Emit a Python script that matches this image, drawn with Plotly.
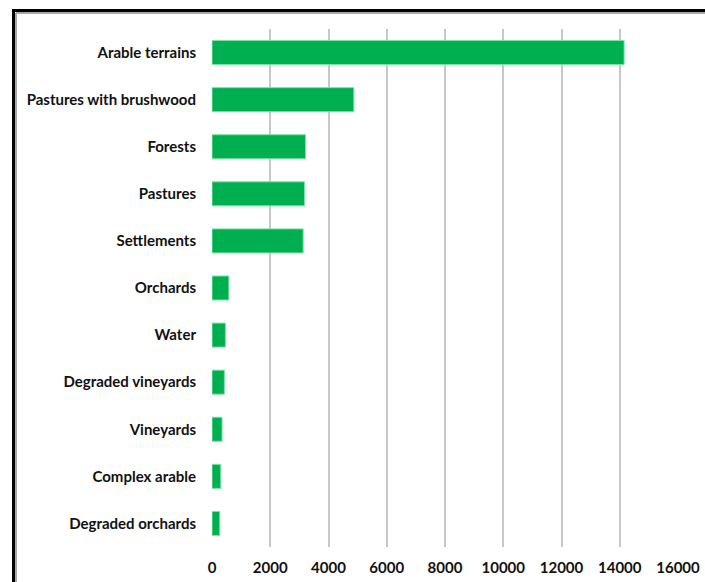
import plotly.graph_objects as go

# Land use categories (top to bottom) and their areas
categories = [
    "Arable terrains",
    "Pastures with brushwood",
    "Forests",
    "Pastures",
    "Settlements",
    "Orchards",
    "Water",
    "Degraded vineyards",
    "Vineyards",
    "Complex arable",
    "Degraded orchards",
]
areas = [14150, 4870, 3210, 3180, 3130, 580, 460, 425, 345, 300, 265]
x_ticks = [0, 2000, 4000, 6000, 8000, 10000, 12000, 14000, 16000]

W, H = 705, 582
ML, MR, MT, MB = 212, 27, 29, 35
PW, PH = W - ML - MR, H - MT - MB


def px_x(p):
    return (p - ML) / PW


def px_y(p):
    return 1 - (p - MT) / PH


fig = go.Figure(
    go.Bar(
        x=areas,
        y=categories,
        orientation="h",
        marker=dict(color="#00B050", line=dict(color="#7FE0A5", width=1)),
        width=0.51,
    )
)

fig.update_layout(
    width=W,
    height=H,
    margin=dict(l=ML, r=MR, t=MT, b=MB, autoexpand=False),
    paper_bgcolor="white",
    plot_bgcolor="white",
    showlegend=False,
    xaxis=dict(
        range=[0, 16000],
        tickvals=x_ticks,
        ticktext=[str(v) for v in x_ticks],
        showgrid=True,
        gridcolor="#C8C8C8",
        gridwidth=1.5,
        zeroline=False,
        showline=False,
        ticks="",
        automargin=False,
        ticklabelstandoff=10,
        tickfont=dict(family="Lato, sans-serif", size=15, color="#111111", weight="bold"),
    ),
    yaxis=dict(
        categoryorder="array",
        categoryarray=categories[::-1],
        range=[-0.5, len(categories) - 0.5],
        showgrid=False,
        zeroline=False,
        showline=False,
        ticks="",
        automargin=False,
        ticklabelstandoff=15,
        tickfont=dict(family="Lato, sans-serif", size=15, color="#111111", weight="bold"),
    ),
)

# Outer chart frame: heavy black edge with a grey inner shadow
fig.add_shape(type="rect", xref="paper", yref="paper",
              x0=px_x(13.5), x1=px_x(760), y0=px_y(10.5), y1=px_y(640),
              line=dict(color="black", width=3), layer="above")
fig.add_shape(type="line", xref="paper", yref="paper",
              x0=px_x(16), x1=px_x(760), y0=px_y(13), y1=px_y(13),
              line=dict(color="#A8A8A8", width=2), layer="above")
fig.add_shape(type="line", xref="paper", yref="paper",
              x0=px_x(16), x1=px_x(16), y0=px_y(13), y1=px_y(640),
              line=dict(color="#A8A8A8", width=2), layer="above")

fig.write_html("out.html")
========
▶ **TASK BRIEF**
Keep the pictures out of the copy and return the rest of the data above exactly.

▶ **ANSWER**
Emit a Python script that matches this image, drawn with Plotly.
import plotly.graph_objects as go

# Land use categories (top to bottom) and their areas
categories = [
    "Arable terrains",
    "Pastures with brushwood",
    "Forests",
    "Pastures",
    "Settlements",
    "Orchards",
    "Water",
    "Degraded vineyards",
    "Vineyards",
    "Complex arable",
    "Degraded orchards",
]
areas = [14150, 4870, 3210, 3180, 3130, 580, 460, 425, 345, 300, 265]
x_ticks = [0, 2000, 4000, 6000, 8000, 10000, 12000, 14000, 16000]

W, H = 705, 582
ML, MR, MT, MB = 212, 27, 29, 35
PW, PH = W - ML - MR, H - MT - MB


def px_x(p):
    return (p - ML) / PW


def px_y(p):
    return 1 - (p - MT) / PH


fig = go.Figure(
    go.Bar(
        x=areas,
        y=categories,
        orientation="h",
        marker=dict(color="#00B050", line=dict(color="#7FE0A5", width=1)),
        width=0.51,
    )
)

fig.update_layout(
    width=W,
    height=H,
    margin=dict(l=ML, r=MR, t=MT, b=MB, autoexpand=False),
    paper_bgcolor="white",
    plot_bgcolor="white",
    showlegend=False,
    xaxis=dict(
        range=[0, 16000],
        tickvals=x_ticks,
        ticktext=[str(v) for v in x_ticks],
        showgrid=True,
        gridcolor="#C8C8C8",
        gridwidth=1.5,
        zeroline=False,
        showline=False,
        ticks="",
        automargin=False,
        ticklabelstandoff=10,
        tickfont=dict(family="Lato, sans-serif", size=15, color="#111111", weight="bold"),
    ),
    yaxis=dict(
        categoryorder="array",
        categoryarray=categories[::-1],
        range=[-0.5, len(categories) - 0.5],
        showgrid=False,
        zeroline=False,
        showline=False,
        ticks="",
        automargin=False,
        ticklabelstandoff=15,
        tickfont=dict(family="Lato, sans-serif", size=15, color="#111111", weight="bold"),
    ),
)

# Outer chart frame: heavy black edge with a grey inner shadow
fig.add_shape(type="rect", xref="paper", yref="paper",
              x0=px_x(13.5), x1=px_x(760), y0=px_y(10.5), y1=px_y(640),
              line=dict(color="black", width=3), layer="above")
fig.add_shape(type="line", xref="paper", yref="paper",
              x0=px_x(16), x1=px_x(760), y0=px_y(13), y1=px_y(13),
              line=dict(color="#A8A8A8", width=2), layer="above")
fig.add_shape(type="line", xref="paper", yref="paper",
              x0=px_x(16), x1=px_x(16), y0=px_y(13), y1=px_y(640),
              line=dict(color="#A8A8A8", width=2), layer="above")

fig.write_html("out.html")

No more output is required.